Evidence against former Alaska lawmaker allowed in corruption case

Originally published Thursday, November 27, 2008 at 12:23 p.m.
Updated Thursday, November 27, 2008 at 3:49 p.m.

ANCHORAGE, Alaska -- A former Alaska lawmaker's efforts to keep federal prosecutors from using key evidence in a corruption trial has failed.

A federal appeals ruled that prosecutors can tell a jury how Bruce Weyhrauch, a private attorney, failed to disclose his hope to get work from an oilfield services company seeking favorable oil tax legislation.

Weyhrauch, a Juneau Republican, is part of a sweeping federal corruption probe that has also led to the conviction of U.S. Sen Ted Stevens.

Weyhrauch was arrested in May 2007 along with fromer House Speaker Pete Kott, who is serving time for his bribery conviction last fall.

Prosectuors allege that Weyhrauch, a private lawyer, solicited future work from executives at oilfield services company VECO Corp. in exchange taking steps on oil tax legislation that would benefit the company.

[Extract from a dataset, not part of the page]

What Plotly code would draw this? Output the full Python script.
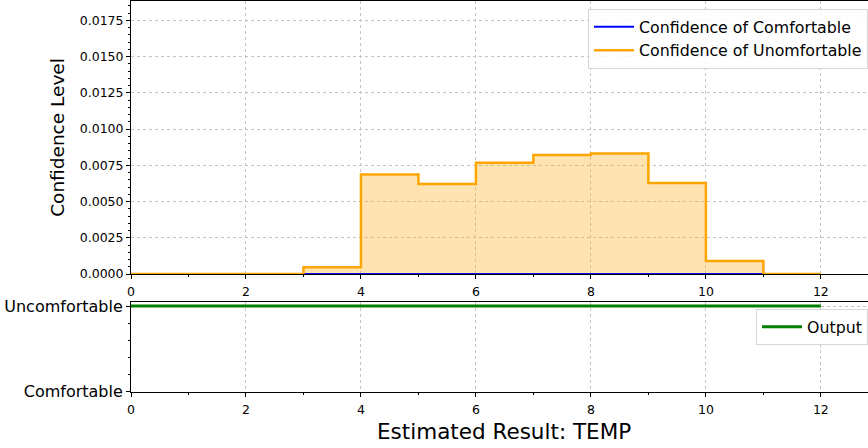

Kott and Weyhrauch were supposed to be tried together, but a U.S. district court judge first ruled prosecutors could not use evidence highlighting Weyhrauch's failure to publicly disclose hopes to get a job with VECO Corp.

So while prosecutors sought to appeal Judge John Sedwick's ruling with the Ninth Circuit in California, only Kott was tried that month.

Prosecutors believe the evidence is crucial to the charges that include bribery, attempted extortion and conspiracy.

Ultimately, an appeals court agreed.

"Because public officials may legitimately disagree over which of the many competing interests in society deserve support from the state, without transparency the public cannot evaluate the motivations of public officials who are purporting to act for the common good to determine whether they are in fact acting for their own benefit," the 9th Circuit panel said.